What you are asked to do: Can you output, word for word, the lines between the one holding "Write the React, TypeScript" and the one holding "YAxis, CartesianGrid, Legend", inclusive, leaving out any pictures?

>> start Exercise data

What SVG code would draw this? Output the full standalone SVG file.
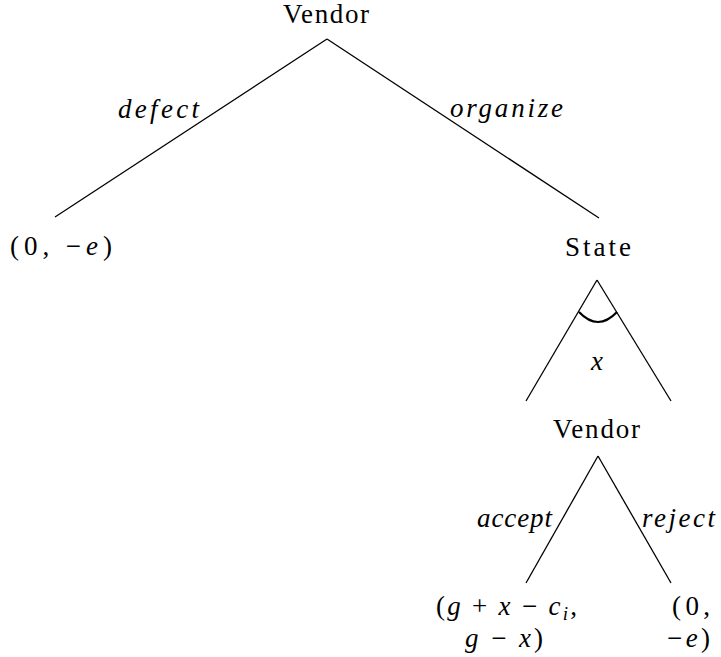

>> end Exercise data
>> start Exercise data

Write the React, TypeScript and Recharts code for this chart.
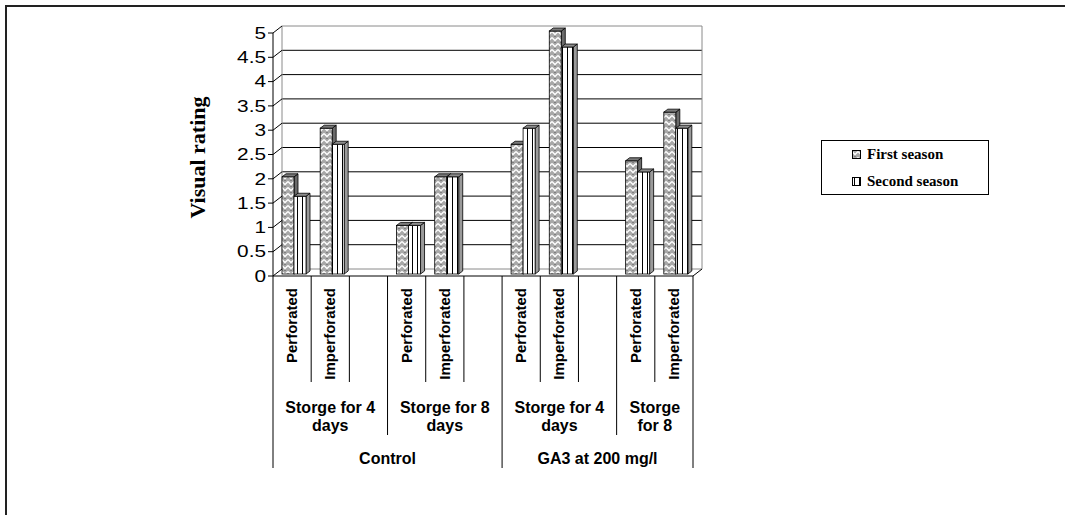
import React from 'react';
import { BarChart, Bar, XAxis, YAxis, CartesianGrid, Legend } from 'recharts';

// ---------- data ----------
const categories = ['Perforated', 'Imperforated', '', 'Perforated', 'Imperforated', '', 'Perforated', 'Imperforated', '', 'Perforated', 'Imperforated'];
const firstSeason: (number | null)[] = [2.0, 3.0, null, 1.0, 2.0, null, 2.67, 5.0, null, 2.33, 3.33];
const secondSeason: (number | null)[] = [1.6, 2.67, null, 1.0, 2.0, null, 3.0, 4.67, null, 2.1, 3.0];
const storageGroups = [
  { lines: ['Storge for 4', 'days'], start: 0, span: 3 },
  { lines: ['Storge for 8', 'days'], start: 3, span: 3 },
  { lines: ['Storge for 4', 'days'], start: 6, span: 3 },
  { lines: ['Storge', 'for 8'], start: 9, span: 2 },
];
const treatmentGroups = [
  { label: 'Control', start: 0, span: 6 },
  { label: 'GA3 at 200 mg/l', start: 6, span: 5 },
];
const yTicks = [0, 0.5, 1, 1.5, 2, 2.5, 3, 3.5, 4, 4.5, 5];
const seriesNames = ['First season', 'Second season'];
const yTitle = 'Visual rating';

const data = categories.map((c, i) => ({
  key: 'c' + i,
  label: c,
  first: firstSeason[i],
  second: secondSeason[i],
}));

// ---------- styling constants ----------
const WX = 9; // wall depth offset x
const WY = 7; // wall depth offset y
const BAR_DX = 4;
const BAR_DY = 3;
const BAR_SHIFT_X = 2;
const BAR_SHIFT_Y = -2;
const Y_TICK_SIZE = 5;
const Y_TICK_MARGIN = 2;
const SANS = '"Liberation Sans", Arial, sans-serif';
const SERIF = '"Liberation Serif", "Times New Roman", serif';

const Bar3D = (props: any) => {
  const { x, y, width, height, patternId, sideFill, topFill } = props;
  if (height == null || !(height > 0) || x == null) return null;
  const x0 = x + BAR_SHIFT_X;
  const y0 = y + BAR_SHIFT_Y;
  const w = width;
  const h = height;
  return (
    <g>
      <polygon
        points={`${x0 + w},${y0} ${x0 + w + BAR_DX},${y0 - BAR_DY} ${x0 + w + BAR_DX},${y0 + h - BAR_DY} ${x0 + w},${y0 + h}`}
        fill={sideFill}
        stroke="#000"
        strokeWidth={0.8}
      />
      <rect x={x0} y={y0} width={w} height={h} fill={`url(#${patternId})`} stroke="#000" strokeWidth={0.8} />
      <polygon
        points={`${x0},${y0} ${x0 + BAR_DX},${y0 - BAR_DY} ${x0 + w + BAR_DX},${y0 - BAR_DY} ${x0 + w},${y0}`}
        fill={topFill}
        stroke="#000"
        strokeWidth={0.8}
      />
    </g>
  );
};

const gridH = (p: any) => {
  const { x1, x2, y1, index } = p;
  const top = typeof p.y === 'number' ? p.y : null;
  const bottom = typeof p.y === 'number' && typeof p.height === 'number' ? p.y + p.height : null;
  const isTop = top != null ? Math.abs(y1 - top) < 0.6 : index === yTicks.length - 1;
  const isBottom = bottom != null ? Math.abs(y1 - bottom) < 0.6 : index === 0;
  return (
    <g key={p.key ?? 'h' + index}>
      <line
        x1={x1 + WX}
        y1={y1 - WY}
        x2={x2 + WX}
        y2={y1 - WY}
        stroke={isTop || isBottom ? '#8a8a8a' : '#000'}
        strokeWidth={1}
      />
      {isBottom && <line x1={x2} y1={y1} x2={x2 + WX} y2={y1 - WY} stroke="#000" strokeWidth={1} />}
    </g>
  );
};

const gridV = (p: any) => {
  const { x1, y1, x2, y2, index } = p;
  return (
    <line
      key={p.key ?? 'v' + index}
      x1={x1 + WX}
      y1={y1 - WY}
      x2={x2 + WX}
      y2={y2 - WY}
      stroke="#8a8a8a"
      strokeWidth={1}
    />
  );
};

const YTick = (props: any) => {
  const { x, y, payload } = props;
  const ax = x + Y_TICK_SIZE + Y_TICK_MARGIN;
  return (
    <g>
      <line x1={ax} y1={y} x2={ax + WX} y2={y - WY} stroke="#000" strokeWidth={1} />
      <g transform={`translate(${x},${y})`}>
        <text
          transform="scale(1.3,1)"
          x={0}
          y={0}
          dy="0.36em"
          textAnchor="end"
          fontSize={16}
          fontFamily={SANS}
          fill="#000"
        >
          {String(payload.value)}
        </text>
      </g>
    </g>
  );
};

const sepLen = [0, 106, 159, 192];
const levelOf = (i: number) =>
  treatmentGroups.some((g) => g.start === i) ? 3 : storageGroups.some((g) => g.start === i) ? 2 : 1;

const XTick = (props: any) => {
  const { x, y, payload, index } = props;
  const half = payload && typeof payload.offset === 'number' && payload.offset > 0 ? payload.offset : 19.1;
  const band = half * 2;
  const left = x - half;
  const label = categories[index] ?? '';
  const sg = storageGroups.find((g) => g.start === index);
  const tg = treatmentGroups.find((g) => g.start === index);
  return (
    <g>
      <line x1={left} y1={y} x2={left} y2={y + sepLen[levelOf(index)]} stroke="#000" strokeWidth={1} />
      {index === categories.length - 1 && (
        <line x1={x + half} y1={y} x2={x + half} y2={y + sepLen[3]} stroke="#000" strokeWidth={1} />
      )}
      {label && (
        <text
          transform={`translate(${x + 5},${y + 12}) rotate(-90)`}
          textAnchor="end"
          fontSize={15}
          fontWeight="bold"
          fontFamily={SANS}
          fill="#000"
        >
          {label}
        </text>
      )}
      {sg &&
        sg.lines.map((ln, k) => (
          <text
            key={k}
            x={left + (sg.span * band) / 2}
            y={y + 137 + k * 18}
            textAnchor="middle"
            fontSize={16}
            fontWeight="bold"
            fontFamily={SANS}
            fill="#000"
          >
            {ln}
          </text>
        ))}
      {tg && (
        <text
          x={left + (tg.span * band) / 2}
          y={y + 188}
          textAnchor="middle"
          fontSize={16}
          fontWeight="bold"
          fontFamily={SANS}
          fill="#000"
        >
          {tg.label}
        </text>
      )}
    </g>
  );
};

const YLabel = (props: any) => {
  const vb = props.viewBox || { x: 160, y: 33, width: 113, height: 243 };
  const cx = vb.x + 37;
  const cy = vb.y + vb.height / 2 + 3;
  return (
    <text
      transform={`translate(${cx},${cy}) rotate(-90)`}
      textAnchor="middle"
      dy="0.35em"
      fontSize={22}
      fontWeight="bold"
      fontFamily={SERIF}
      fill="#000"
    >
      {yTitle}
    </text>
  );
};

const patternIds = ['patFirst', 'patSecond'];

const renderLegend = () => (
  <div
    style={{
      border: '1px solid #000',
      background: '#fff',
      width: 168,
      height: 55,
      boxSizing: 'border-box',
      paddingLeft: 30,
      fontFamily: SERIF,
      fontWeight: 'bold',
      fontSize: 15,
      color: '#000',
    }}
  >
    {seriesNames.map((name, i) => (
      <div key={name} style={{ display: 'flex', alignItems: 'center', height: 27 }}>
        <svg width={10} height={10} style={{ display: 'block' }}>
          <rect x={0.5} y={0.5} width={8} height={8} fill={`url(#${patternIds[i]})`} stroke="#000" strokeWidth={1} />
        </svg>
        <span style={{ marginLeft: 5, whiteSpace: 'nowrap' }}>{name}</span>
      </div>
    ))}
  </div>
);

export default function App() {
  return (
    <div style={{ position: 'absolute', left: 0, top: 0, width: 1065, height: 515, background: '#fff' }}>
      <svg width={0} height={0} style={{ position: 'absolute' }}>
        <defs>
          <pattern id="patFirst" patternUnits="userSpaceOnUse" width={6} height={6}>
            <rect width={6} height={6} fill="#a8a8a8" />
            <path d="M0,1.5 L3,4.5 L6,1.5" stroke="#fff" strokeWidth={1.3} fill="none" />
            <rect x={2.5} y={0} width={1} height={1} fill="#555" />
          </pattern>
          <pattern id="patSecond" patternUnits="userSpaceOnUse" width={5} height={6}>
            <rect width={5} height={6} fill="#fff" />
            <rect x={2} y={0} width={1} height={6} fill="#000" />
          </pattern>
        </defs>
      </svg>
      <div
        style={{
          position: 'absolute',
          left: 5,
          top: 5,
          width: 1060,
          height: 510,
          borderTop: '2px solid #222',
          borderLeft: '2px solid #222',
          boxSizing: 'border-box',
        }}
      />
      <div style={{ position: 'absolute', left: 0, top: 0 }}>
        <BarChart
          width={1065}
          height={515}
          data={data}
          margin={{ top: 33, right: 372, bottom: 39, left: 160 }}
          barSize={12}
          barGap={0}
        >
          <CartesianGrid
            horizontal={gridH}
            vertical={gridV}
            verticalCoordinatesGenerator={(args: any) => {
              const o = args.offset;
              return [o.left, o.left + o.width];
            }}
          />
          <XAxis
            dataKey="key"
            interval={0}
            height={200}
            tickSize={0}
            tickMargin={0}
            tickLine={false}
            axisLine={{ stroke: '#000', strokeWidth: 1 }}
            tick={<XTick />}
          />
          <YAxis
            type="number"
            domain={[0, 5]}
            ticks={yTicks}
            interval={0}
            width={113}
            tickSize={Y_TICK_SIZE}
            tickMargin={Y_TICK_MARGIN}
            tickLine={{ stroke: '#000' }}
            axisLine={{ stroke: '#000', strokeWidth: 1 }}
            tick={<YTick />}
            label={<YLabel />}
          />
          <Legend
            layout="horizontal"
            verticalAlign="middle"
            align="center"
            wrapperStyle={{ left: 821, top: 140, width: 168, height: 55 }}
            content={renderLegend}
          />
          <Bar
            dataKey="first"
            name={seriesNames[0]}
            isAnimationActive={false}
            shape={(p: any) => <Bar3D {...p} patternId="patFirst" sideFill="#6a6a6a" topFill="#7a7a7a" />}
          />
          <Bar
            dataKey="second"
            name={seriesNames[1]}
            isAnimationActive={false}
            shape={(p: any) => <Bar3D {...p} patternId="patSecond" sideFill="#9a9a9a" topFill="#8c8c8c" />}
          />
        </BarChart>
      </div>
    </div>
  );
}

>> end Exercise data

Answer to this problem:
Write the React, TypeScript and Recharts code for this chart.
import React from 'react';
import { BarChart, Bar, XAxis, YAxis, CartesianGrid, Legend } from 'recharts';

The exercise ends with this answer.